Aim of the task:
Go through the records and extract every line with the word "code".

The input:
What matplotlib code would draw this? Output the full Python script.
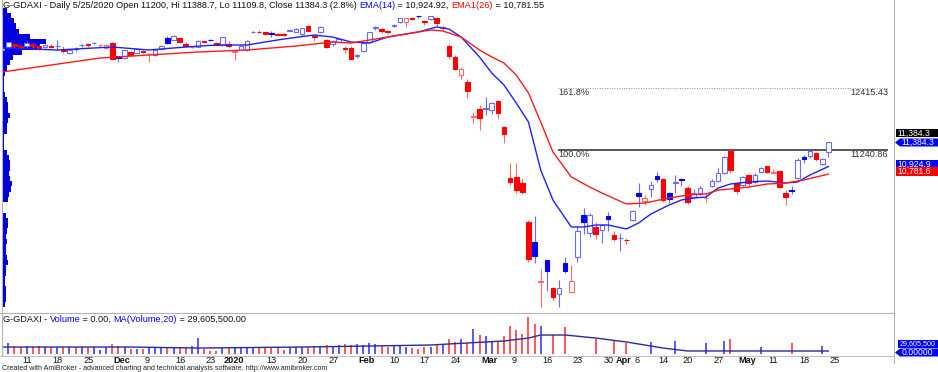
...
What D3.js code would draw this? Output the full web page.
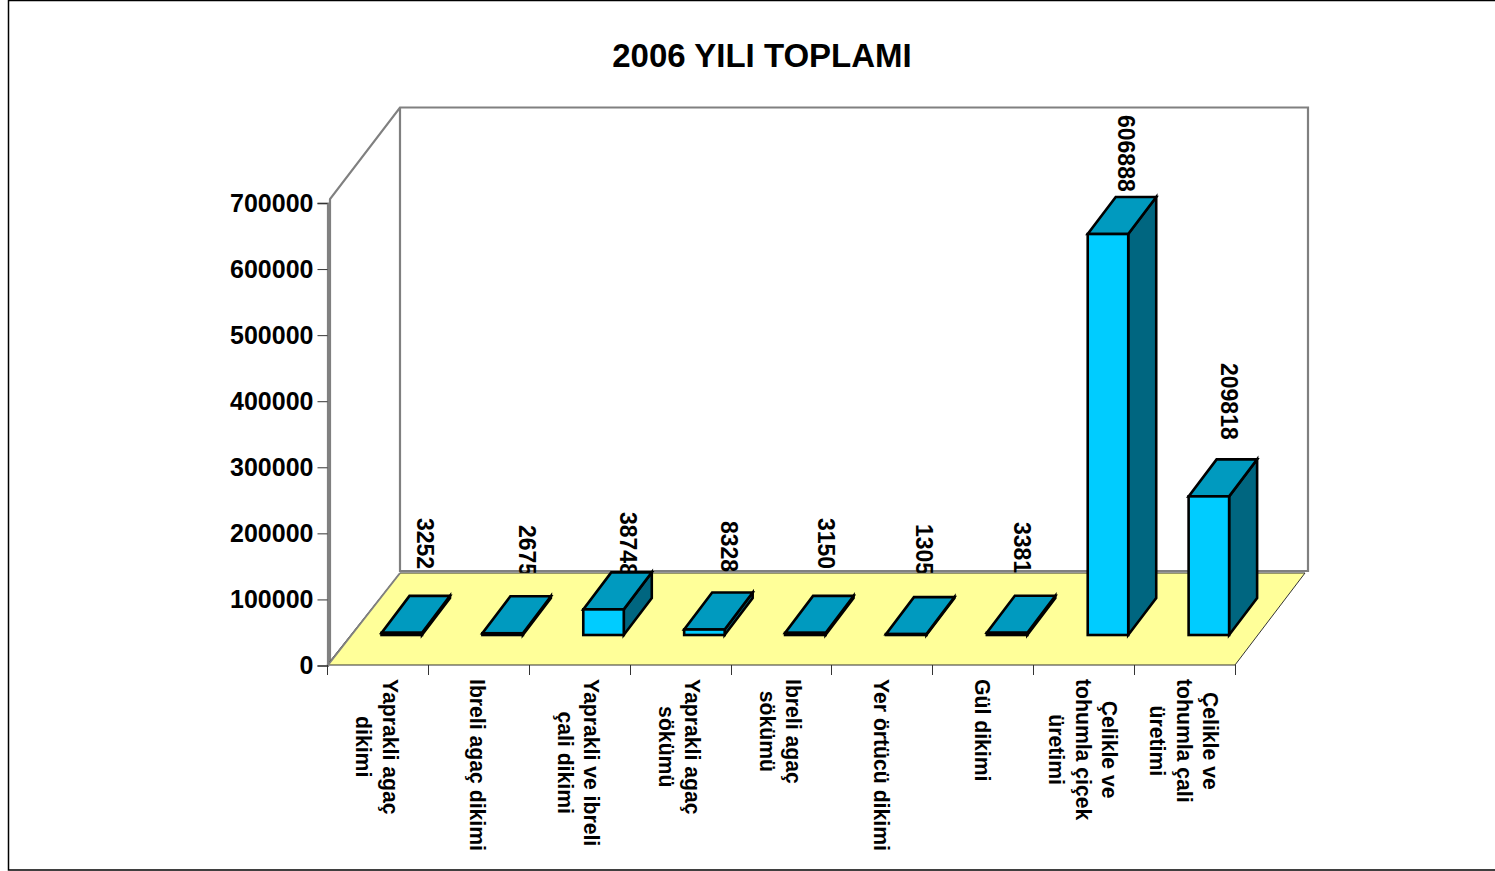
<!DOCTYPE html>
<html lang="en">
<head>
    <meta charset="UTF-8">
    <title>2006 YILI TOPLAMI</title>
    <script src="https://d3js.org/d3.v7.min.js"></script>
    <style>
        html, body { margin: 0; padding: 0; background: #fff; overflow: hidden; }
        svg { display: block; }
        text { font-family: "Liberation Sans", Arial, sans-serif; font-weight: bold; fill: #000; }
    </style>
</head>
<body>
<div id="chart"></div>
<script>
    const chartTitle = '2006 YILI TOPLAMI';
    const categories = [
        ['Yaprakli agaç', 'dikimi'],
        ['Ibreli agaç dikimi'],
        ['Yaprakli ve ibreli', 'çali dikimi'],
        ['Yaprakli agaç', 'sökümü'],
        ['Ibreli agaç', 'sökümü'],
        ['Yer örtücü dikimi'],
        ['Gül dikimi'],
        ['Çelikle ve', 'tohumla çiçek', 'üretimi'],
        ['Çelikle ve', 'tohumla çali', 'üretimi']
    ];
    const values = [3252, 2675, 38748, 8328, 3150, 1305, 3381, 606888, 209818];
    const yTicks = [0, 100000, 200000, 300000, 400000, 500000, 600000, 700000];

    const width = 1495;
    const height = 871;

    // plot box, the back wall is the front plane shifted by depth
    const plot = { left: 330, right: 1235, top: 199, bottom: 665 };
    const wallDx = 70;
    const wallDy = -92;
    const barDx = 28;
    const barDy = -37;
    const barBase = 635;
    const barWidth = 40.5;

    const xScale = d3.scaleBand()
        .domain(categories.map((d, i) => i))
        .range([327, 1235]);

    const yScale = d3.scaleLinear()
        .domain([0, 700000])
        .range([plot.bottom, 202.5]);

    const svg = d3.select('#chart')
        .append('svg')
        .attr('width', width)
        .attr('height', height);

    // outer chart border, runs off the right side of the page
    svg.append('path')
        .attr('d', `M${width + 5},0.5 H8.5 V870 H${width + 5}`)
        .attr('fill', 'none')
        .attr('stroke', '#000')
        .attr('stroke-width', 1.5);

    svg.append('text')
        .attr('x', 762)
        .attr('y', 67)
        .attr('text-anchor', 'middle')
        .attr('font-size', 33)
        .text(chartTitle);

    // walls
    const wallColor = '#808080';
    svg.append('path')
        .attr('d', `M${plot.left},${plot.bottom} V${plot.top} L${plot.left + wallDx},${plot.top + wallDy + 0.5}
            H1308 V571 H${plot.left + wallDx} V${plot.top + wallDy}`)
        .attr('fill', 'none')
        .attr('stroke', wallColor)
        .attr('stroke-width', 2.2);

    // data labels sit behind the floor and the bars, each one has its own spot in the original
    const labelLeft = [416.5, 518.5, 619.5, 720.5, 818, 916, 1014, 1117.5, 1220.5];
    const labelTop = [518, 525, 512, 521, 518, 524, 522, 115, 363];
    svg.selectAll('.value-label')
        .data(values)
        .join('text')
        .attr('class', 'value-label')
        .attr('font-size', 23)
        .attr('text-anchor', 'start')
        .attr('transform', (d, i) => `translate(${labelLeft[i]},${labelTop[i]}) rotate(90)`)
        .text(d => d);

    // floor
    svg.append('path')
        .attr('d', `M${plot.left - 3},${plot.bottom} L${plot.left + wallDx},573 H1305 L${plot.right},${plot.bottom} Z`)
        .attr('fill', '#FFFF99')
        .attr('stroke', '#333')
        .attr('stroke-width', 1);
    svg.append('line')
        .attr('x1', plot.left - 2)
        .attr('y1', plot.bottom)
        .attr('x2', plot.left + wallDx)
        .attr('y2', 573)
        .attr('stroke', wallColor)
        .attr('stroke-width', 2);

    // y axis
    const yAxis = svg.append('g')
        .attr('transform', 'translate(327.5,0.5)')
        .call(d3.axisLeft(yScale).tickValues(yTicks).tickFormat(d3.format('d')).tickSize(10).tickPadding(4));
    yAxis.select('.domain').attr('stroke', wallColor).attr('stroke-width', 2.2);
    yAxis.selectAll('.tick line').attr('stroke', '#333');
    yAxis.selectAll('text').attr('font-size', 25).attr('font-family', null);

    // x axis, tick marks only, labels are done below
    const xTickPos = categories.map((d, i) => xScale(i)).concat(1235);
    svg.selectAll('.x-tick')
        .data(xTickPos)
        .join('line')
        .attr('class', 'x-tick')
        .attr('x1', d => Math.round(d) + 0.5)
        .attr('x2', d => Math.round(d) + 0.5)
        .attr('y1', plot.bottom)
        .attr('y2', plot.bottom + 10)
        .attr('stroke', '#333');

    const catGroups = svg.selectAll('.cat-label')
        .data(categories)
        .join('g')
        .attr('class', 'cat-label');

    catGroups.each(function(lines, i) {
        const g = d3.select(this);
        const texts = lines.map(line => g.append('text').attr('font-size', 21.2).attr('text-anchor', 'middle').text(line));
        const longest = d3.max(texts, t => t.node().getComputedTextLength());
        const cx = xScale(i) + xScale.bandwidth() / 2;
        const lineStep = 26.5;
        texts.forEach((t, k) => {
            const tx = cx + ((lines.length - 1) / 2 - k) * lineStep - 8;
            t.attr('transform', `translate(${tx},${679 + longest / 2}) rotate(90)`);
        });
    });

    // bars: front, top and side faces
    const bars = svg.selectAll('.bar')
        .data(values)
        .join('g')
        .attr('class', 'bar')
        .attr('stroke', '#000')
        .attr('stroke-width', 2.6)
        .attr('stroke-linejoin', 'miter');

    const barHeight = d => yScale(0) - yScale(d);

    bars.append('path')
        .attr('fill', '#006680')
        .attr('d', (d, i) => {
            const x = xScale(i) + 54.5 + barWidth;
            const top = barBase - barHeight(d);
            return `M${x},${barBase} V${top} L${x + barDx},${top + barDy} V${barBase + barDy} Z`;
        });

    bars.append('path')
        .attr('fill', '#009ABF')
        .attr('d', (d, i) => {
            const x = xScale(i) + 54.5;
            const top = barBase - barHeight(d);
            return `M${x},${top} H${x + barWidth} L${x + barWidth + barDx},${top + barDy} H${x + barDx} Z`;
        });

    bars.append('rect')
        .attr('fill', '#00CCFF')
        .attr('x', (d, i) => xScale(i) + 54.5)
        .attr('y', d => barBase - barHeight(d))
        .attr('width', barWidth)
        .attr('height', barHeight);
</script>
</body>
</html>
* * *
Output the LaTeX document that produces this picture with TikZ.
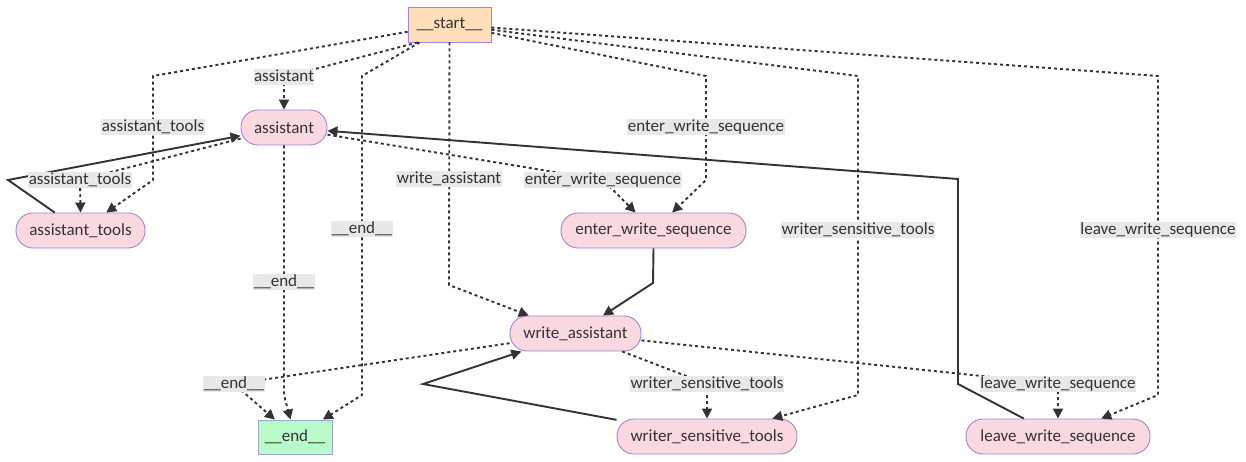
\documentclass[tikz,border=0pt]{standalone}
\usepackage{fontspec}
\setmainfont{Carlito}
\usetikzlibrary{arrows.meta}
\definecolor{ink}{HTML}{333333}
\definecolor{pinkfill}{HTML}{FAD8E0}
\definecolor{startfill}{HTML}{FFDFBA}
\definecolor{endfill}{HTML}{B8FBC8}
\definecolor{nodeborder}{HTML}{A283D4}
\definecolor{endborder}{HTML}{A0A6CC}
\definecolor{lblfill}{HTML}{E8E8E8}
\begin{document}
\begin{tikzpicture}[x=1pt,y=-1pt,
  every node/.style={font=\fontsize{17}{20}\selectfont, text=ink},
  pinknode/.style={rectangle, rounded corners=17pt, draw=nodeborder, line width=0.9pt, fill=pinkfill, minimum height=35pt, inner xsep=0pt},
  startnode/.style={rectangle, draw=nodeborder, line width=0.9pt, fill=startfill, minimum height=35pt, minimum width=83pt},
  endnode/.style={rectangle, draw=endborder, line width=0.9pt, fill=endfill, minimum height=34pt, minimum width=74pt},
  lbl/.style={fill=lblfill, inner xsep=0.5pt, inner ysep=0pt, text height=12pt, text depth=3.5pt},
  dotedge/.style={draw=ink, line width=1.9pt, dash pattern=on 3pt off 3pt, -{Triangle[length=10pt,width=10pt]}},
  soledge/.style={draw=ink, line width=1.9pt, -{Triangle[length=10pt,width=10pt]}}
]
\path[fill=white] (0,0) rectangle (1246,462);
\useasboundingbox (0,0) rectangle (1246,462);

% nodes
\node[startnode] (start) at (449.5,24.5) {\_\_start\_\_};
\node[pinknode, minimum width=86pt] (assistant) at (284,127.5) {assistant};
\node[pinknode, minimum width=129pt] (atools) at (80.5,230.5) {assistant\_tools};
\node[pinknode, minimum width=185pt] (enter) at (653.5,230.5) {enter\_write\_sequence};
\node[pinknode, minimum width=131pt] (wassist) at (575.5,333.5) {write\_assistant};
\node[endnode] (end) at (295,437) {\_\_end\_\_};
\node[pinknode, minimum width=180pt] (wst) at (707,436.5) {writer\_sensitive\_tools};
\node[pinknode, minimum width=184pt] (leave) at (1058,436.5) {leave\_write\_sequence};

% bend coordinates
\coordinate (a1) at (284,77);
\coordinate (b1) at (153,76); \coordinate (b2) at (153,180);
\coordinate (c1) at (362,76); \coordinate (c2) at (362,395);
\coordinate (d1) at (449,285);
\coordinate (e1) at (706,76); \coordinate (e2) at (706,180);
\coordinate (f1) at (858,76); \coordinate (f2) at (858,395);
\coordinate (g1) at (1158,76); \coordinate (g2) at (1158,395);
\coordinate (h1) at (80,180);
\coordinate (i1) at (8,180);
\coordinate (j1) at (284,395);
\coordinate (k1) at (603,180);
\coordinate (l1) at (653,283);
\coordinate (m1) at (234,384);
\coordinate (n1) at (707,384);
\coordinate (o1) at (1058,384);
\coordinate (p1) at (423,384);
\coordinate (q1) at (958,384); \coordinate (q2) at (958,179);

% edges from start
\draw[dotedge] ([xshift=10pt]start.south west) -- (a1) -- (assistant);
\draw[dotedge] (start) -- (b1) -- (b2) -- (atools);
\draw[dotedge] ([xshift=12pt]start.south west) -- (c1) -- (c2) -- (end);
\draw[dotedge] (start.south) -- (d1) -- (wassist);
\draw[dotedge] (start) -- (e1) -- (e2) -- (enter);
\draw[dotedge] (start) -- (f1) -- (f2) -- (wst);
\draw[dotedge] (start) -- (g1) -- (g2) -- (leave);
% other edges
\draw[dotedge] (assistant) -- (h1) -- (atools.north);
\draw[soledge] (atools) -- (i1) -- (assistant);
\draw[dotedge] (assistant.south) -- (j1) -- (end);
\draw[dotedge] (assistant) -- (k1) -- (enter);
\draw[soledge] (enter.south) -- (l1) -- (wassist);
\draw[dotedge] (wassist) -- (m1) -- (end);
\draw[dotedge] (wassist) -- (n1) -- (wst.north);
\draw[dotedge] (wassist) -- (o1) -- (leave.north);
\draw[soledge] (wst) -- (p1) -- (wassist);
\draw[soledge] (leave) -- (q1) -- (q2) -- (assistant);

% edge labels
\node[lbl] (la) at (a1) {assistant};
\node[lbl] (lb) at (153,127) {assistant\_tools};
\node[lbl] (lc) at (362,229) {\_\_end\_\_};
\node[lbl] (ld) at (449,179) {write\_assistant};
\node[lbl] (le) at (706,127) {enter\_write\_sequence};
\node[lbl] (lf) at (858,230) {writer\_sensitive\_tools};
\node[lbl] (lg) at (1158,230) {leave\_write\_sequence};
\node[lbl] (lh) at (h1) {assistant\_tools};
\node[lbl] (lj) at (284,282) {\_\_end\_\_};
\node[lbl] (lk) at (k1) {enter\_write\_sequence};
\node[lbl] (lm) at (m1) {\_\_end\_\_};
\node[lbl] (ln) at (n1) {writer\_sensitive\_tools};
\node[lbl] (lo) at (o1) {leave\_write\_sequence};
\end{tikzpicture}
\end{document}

Reply to the exercise:
What matplotlib code would draw this? Output the full Python script.
What D3.js code would draw this? Output the full web page.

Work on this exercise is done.